* JOB: Starting with the first line of the data below, copy each line up to and including the one containing "ax.spines['right'].set_visible(False)". Pictures stay out.

* SOURCE MATERIAL:
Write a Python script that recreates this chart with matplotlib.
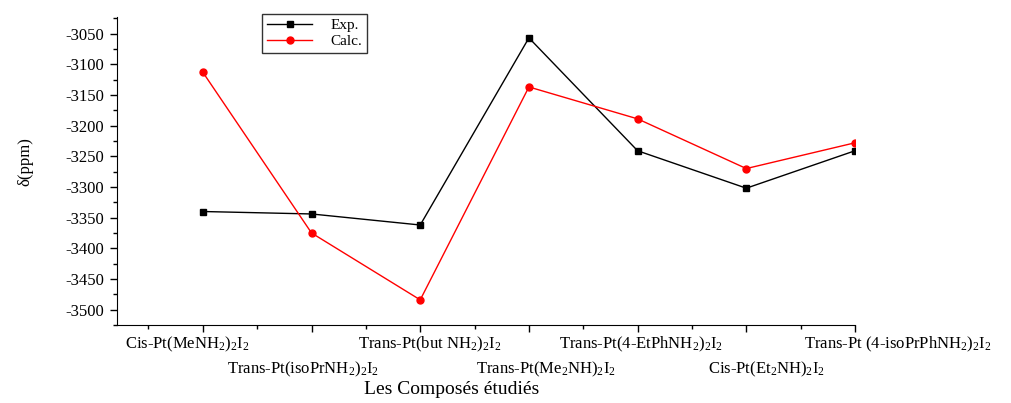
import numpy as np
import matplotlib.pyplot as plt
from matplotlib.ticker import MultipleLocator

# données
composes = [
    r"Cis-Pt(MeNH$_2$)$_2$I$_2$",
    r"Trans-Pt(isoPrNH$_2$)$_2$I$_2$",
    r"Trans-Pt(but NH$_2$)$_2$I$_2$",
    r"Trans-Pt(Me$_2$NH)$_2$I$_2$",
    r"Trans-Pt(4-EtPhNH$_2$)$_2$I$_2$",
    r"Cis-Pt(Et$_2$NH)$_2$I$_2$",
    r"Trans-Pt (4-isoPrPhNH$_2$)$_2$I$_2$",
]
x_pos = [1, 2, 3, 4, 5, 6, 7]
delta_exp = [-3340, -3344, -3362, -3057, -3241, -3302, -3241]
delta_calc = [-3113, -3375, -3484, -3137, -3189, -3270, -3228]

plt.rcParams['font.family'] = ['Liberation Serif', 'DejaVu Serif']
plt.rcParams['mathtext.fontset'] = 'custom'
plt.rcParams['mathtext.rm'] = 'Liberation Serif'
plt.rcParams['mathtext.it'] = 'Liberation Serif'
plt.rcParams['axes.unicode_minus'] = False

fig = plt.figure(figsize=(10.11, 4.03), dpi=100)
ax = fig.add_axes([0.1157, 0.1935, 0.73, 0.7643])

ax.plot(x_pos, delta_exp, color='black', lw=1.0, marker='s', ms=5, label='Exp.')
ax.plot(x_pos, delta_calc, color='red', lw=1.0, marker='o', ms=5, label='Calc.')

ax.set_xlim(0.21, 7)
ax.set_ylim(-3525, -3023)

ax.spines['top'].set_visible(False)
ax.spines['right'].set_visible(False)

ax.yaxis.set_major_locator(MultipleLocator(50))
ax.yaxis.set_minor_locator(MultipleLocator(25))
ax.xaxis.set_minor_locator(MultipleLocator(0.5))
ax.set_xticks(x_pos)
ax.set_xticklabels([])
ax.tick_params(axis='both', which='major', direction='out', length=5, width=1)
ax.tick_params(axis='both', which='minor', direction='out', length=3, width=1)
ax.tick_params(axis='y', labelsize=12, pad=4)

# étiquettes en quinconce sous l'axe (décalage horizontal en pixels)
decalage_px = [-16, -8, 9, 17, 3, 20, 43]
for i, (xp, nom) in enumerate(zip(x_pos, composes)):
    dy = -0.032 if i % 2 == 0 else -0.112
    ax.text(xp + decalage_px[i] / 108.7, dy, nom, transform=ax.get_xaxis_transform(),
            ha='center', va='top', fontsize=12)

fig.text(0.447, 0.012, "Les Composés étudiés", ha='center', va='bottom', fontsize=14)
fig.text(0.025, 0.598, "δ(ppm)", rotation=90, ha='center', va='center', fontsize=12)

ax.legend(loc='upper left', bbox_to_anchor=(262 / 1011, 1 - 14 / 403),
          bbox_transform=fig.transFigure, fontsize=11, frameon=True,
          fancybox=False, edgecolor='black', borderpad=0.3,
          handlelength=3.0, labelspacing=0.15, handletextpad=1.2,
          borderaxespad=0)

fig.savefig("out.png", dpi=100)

* ANSWER:
Write a Python script that recreates this chart with matplotlib.
import numpy as np
import matplotlib.pyplot as plt
from matplotlib.ticker import MultipleLocator

# données
composes = [
    r"Cis-Pt(MeNH$_2$)$_2$I$_2$",
    r"Trans-Pt(isoPrNH$_2$)$_2$I$_2$",
    r"Trans-Pt(but NH$_2$)$_2$I$_2$",
    r"Trans-Pt(Me$_2$NH)$_2$I$_2$",
    r"Trans-Pt(4-EtPhNH$_2$)$_2$I$_2$",
    r"Cis-Pt(Et$_2$NH)$_2$I$_2$",
    r"Trans-Pt (4-isoPrPhNH$_2$)$_2$I$_2$",
]
x_pos = [1, 2, 3, 4, 5, 6, 7]
delta_exp = [-3340, -3344, -3362, -3057, -3241, -3302, -3241]
delta_calc = [-3113, -3375, -3484, -3137, -3189, -3270, -3228]

plt.rcParams['font.family'] = ['Liberation Serif', 'DejaVu Serif']
plt.rcParams['mathtext.fontset'] = 'custom'
plt.rcParams['mathtext.rm'] = 'Liberation Serif'
plt.rcParams['mathtext.it'] = 'Liberation Serif'
plt.rcParams['axes.unicode_minus'] = False

fig = plt.figure(figsize=(10.11, 4.03), dpi=100)
ax = fig.add_axes([0.1157, 0.1935, 0.73, 0.7643])

ax.plot(x_pos, delta_exp, color='black', lw=1.0, marker='s', ms=5, label='Exp.')
ax.plot(x_pos, delta_calc, color='red', lw=1.0, marker='o', ms=5, label='Calc.')

ax.set_xlim(0.21, 7)
ax.set_ylim(-3525, -3023)

ax.spines['top'].set_visible(False)
ax.spines['right'].set_visible(False)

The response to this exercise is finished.